> [Data entries]
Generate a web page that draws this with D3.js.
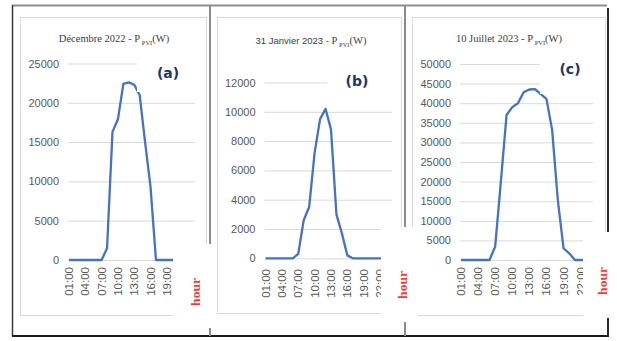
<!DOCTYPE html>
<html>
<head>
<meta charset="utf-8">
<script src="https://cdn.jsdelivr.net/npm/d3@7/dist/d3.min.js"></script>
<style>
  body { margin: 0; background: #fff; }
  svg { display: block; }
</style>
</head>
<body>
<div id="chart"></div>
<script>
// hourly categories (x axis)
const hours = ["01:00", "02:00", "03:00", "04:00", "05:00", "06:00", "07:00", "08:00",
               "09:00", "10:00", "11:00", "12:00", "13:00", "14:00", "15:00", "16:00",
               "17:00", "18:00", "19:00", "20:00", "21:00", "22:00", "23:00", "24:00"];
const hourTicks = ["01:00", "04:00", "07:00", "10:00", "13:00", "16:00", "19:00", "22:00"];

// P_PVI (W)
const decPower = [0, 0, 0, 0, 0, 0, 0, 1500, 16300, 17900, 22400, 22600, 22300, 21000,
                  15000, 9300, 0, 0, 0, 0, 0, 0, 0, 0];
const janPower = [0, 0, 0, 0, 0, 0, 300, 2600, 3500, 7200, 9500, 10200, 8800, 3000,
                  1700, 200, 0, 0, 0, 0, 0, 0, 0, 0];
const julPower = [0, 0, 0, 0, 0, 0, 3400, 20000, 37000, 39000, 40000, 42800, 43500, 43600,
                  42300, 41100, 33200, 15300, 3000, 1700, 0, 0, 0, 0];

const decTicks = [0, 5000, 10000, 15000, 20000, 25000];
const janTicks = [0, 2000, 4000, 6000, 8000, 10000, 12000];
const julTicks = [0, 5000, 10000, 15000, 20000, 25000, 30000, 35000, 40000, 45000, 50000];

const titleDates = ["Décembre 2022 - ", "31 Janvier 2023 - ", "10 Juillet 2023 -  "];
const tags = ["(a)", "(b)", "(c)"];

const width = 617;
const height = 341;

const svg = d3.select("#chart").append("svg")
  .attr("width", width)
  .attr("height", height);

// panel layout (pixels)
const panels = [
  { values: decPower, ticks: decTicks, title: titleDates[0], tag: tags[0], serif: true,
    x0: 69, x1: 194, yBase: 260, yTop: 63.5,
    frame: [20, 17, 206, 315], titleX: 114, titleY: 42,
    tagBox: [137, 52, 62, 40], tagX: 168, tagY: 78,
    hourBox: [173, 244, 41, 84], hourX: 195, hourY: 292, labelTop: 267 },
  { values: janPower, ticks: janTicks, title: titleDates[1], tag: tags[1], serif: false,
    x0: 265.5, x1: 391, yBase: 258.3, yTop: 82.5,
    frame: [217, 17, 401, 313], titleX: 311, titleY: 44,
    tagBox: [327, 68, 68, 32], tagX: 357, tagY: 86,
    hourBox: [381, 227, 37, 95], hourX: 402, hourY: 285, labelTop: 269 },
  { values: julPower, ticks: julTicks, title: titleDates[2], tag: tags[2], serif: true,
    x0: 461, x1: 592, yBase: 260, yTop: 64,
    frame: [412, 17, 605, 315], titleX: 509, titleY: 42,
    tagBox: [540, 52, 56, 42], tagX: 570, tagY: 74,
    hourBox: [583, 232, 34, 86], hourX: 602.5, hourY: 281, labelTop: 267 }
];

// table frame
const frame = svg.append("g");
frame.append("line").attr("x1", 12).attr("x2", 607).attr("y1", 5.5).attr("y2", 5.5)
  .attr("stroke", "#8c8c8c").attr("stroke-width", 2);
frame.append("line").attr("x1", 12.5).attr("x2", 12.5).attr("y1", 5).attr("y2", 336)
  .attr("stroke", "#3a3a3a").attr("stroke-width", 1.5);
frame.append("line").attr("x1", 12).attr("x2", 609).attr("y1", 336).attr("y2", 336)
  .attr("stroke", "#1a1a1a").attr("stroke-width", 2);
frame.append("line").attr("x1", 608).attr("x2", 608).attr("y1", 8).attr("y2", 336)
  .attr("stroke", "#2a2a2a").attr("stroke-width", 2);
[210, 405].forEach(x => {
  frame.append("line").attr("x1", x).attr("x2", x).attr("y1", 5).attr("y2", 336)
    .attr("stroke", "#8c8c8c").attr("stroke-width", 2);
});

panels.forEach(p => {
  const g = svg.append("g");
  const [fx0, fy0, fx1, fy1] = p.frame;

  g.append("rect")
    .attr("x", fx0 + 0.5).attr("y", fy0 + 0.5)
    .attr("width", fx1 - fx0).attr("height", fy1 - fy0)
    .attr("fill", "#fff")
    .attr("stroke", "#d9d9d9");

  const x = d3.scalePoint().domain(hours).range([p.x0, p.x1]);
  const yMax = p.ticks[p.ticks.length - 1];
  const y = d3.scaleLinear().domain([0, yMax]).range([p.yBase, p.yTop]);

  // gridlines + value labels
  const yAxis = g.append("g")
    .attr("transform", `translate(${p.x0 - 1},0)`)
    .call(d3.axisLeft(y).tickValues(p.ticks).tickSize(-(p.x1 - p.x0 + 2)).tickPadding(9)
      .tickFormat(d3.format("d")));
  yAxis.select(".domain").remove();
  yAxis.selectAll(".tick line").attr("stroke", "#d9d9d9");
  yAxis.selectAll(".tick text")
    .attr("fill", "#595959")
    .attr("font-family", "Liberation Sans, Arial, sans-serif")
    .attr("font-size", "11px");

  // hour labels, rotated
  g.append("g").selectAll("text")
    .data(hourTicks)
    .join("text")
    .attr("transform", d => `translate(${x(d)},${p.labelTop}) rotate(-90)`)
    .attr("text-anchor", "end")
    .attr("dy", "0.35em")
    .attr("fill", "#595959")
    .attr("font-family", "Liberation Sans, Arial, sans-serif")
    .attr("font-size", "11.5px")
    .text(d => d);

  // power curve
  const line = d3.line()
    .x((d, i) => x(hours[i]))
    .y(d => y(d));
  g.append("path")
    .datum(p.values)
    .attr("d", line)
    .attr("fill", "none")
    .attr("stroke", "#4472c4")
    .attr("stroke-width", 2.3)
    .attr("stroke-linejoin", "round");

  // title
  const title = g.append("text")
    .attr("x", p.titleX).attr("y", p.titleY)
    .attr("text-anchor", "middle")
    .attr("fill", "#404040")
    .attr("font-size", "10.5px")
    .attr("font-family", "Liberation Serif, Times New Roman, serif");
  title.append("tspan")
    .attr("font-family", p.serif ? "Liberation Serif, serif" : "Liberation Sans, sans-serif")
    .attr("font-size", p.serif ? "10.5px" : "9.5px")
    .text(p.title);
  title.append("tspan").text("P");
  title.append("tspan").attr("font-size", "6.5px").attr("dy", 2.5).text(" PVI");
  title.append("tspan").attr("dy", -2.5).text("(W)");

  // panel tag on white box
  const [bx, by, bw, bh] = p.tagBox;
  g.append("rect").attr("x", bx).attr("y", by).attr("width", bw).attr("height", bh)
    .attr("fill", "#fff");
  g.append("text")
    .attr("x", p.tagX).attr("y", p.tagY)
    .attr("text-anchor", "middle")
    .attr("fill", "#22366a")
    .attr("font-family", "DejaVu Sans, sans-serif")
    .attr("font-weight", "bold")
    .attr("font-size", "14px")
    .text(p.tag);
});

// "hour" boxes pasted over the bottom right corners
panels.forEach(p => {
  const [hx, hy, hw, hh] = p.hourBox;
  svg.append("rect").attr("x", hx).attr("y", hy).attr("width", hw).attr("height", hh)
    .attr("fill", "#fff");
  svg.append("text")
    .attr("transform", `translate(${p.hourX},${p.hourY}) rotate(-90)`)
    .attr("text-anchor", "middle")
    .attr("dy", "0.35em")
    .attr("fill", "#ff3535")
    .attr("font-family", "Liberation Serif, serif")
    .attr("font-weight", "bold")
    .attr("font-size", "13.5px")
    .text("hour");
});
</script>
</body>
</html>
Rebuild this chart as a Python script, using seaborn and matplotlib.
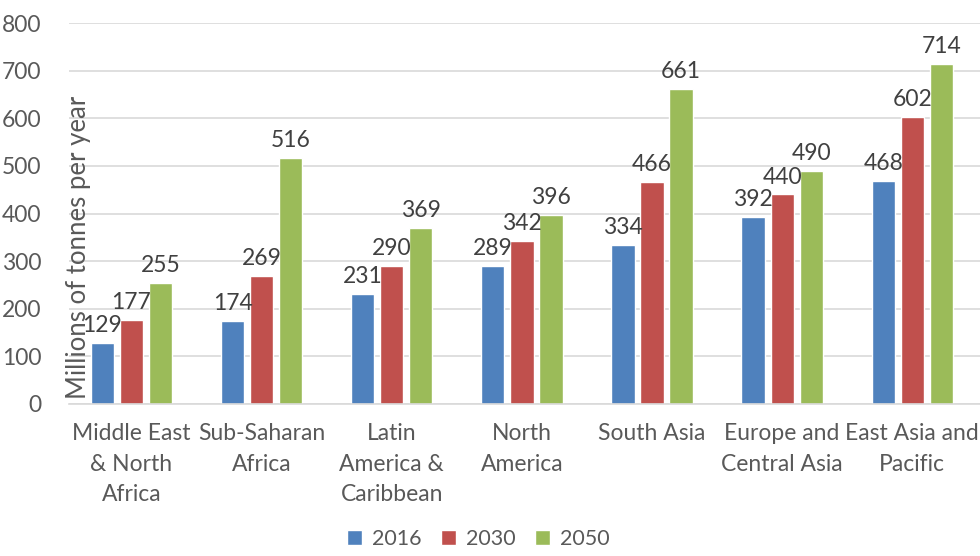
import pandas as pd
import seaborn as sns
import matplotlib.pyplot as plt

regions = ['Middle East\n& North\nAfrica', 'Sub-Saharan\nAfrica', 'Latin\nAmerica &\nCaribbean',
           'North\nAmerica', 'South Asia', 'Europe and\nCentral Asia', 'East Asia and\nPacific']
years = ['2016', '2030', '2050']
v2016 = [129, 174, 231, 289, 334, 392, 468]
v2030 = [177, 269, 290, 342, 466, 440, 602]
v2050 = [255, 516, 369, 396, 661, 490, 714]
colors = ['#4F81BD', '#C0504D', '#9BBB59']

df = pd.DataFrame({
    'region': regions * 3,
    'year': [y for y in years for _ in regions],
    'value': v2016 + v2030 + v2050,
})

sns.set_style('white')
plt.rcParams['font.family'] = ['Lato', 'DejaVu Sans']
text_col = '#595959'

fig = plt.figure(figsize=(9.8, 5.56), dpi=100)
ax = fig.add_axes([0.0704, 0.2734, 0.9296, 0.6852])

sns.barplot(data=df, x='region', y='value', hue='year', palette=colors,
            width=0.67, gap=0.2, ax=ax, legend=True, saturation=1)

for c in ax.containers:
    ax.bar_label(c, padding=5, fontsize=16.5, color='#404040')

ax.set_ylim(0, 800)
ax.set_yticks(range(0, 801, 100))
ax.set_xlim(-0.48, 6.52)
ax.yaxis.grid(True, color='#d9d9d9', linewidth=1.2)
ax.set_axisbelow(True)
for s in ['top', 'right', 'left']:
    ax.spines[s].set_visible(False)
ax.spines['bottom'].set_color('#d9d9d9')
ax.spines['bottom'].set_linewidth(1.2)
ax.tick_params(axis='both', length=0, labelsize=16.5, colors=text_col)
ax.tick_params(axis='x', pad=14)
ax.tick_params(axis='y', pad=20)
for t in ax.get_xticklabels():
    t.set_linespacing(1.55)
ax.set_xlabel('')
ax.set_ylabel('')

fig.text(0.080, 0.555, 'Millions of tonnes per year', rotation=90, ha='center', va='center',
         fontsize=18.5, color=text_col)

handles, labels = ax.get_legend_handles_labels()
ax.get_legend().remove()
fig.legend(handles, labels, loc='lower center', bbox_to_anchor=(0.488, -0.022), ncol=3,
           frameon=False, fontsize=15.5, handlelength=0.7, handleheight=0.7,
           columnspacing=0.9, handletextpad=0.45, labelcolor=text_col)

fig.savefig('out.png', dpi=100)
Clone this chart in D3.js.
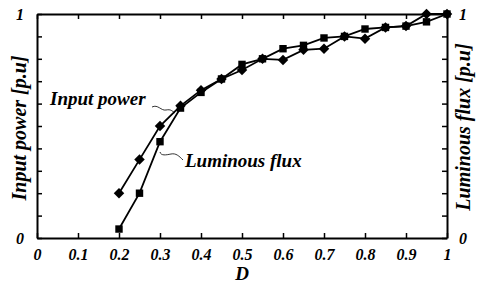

> [Given exercise]
Only the lines from the one with "Rebuild this chart" through the one with "ax.bar_label(c, padding=5, fontsize=16.5, color='#404040')", both included, go in the copy, exactly as written. Leave the pictures behind.

> [Result of the task]
Rebuild this chart as a Python script, using seaborn and matplotlib.
import pandas as pd
import seaborn as sns
import matplotlib.pyplot as plt

regions = ['Middle East\n& North\nAfrica', 'Sub-Saharan\nAfrica', 'Latin\nAmerica &\nCaribbean',
           'North\nAmerica', 'South Asia', 'Europe and\nCentral Asia', 'East Asia and\nPacific']
years = ['2016', '2030', '2050']
v2016 = [129, 174, 231, 289, 334, 392, 468]
v2030 = [177, 269, 290, 342, 466, 440, 602]
v2050 = [255, 516, 369, 396, 661, 490, 714]
colors = ['#4F81BD', '#C0504D', '#9BBB59']

df = pd.DataFrame({
    'region': regions * 3,
    'year': [y for y in years for _ in regions],
    'value': v2016 + v2030 + v2050,
})

sns.set_style('white')
plt.rcParams['font.family'] = ['Lato', 'DejaVu Sans']
text_col = '#595959'

fig = plt.figure(figsize=(9.8, 5.56), dpi=100)
ax = fig.add_axes([0.0704, 0.2734, 0.9296, 0.6852])

sns.barplot(data=df, x='region', y='value', hue='year', palette=colors,
            width=0.67, gap=0.2, ax=ax, legend=True, saturation=1)

for c in ax.containers:
    ax.bar_label(c, padding=5, fontsize=16.5, color='#404040')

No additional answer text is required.